DATASET SECTION>
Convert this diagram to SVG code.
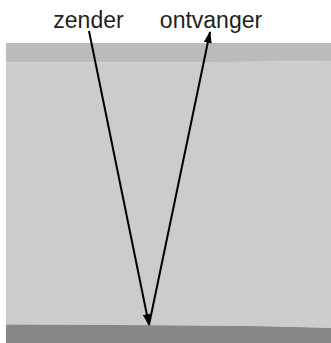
<svg xmlns="http://www.w3.org/2000/svg" width="331" height="343" viewBox="0 0 331 343">
  <style>
    .label { font-family: "Liberation Sans", Arial, sans-serif; font-size: 23px; fill: #231f20; text-anchor: middle; }
    .ray { stroke: #000; stroke-width: 2; fill: none; }
  </style>
  <defs>
    <marker id="head" viewBox="0 0 12 8" refX="11" refY="4" markerWidth="6" markerHeight="4" orient="auto" markerUnits="strokeWidth">
      <path d="M0,0 L12,4 L0,8 z" fill="#000"/>
    </marker>
  </defs>
  <rect width="331" height="343" fill="#fff"/>
  <g id="layers">
    <!-- upper layer -->
    <path d="M6,43 L331,43 L331,61 Q200,62.5 6,62.5 Z" fill="#bbbbbb"/>
    <!-- middle layer -->
    <path d="M6,62.5 Q200,62.5 331,61 L331,328 Q250,325 6,324.5 Z" fill="#cccccc"/>
    <!-- bottom layer -->
    <path d="M6,324.5 Q250,325 331,328 L331,343 L6,343 Z" fill="#878787"/>
  </g>
  <g id="zender">
    <text class="label" x="88.5" y="28">zender</text>
  </g>
  <g id="ontvanger">
    <text class="label" x="211" y="28">ontvanger</text>
  </g>
  <g id="connectors">
    <line class="ray" x1="89" y1="31" x2="149" y2="325" marker-end="url(#head)"/>
    <line class="ray" x1="149" y1="325" x2="210" y2="32" marker-end="url(#head)"/>
  </g>
</svg>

DESCRIPTION OF THE TASK> Please set down each line of the data above exactly as written, without the pictures.

RESULT BELOW>
Convert this diagram to SVG code.
<svg xmlns="http://www.w3.org/2000/svg" width="331" height="343" viewBox="0 0 331 343">
  <style>
    .label { font-family: "Liberation Sans", Arial, sans-serif; font-size: 23px; fill: #231f20; text-anchor: middle; }
    .ray { stroke: #000; stroke-width: 2; fill: none; }
  </style>
  <defs>
    <marker id="head" viewBox="0 0 12 8" refX="11" refY="4" markerWidth="6" markerHeight="4" orient="auto" markerUnits="strokeWidth">
      <path d="M0,0 L12,4 L0,8 z" fill="#000"/>
    </marker>
  </defs>
  <rect width="331" height="343" fill="#fff"/>
  <g id="layers">
    <!-- upper layer -->
    <path d="M6,43 L331,43 L331,61 Q200,62.5 6,62.5 Z" fill="#bbbbbb"/>
    <!-- middle layer -->
    <path d="M6,62.5 Q200,62.5 331,61 L331,328 Q250,325 6,324.5 Z" fill="#cccccc"/>
    <!-- bottom layer -->
    <path d="M6,324.5 Q250,325 331,328 L331,343 L6,343 Z" fill="#878787"/>
  </g>
  <g id="zender">
    <text class="label" x="88.5" y="28">zender</text>
  </g>
  <g id="ontvanger">
    <text class="label" x="211" y="28">ontvanger</text>
  </g>
  <g id="connectors">
    <line class="ray" x1="89" y1="31" x2="149" y2="325" marker-end="url(#head)"/>
    <line class="ray" x1="149" y1="325" x2="210" y2="32" marker-end="url(#head)"/>
  </g>
</svg>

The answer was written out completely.